In the wake of the deadly bombing at an Ariana Grande concert in England, police departments take a closer look at what they're doing and how to improve safety procedures.
Eyewitness News checked in with the Hartford Police Department on how they keep their plans relevant.
A horrifying scene played out on Monday night after the explosion at the Manchester Concert Venue, sending teenagers and children running for their lives. Police said 22 people including an 8-year-old child were dead and 59 were injured including many teenagers.
"It's really sickening and I wish people would find the place in their heart to actually love one another,” Rachel Davis, of Bristol, said.
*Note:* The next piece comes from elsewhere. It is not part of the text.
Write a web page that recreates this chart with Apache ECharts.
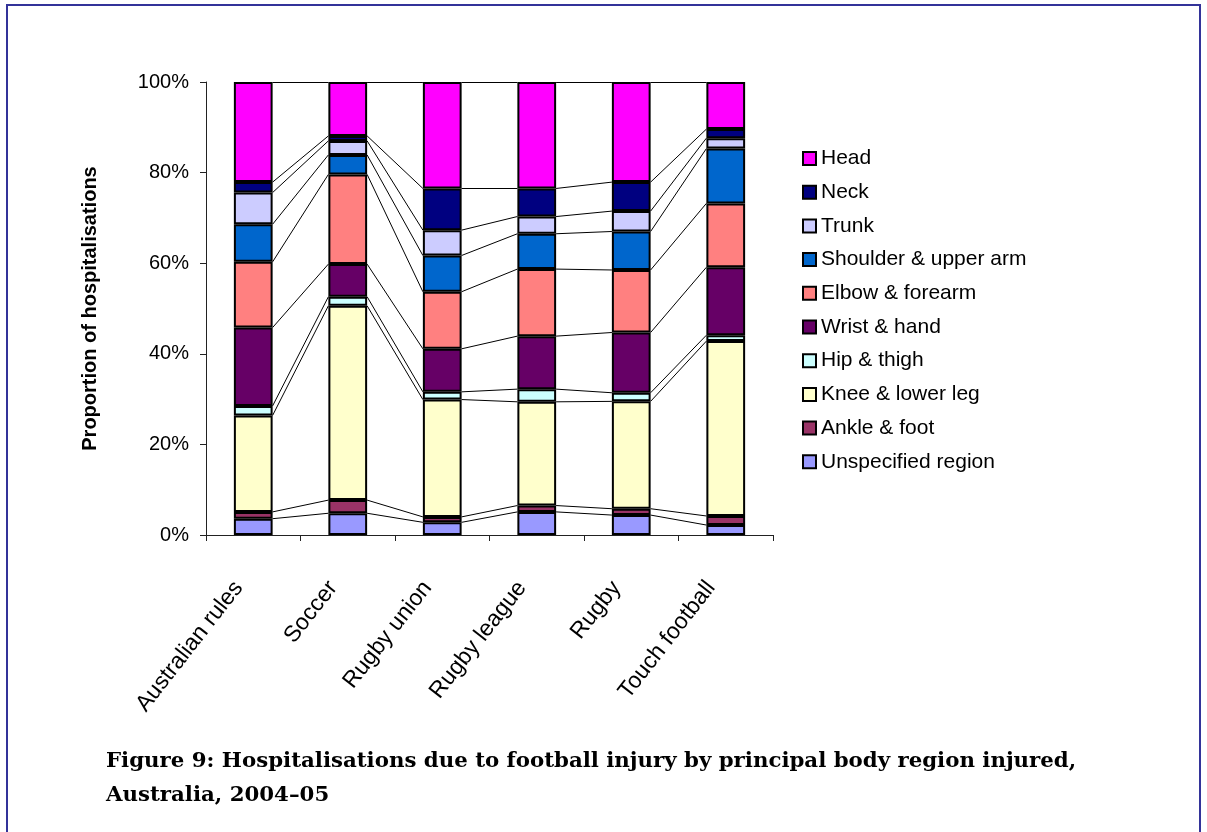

The attack at the concert arena hits close to home for the season of concerts, parades and festivals ramp up in Hartford.
"You can bet people are going to be scared going to large-scale venues. We're prepared for that,” Hartford Police Deputy Chief Brian Foley said. “We obviously have a lot of systems in place to prevent these things from happening.”
Foley said the Hartford Police Department is constantly evaluating and evolving that safety plan. Some of that done from their real-time crime center.
"We're always learning. Things are always changing,” Foley said. “As they change their tactics, we change our defense."
While Foley said it is impossible to be prepared for every scenario, he says the department isn't sparing resources with detectives solely dedicated to working with federal agencies.
“Our job is just not to investigate it after it happens, it's trying to predict and prevent and that's our main goal,” Foley said. “And if something does happen, to mitigate it."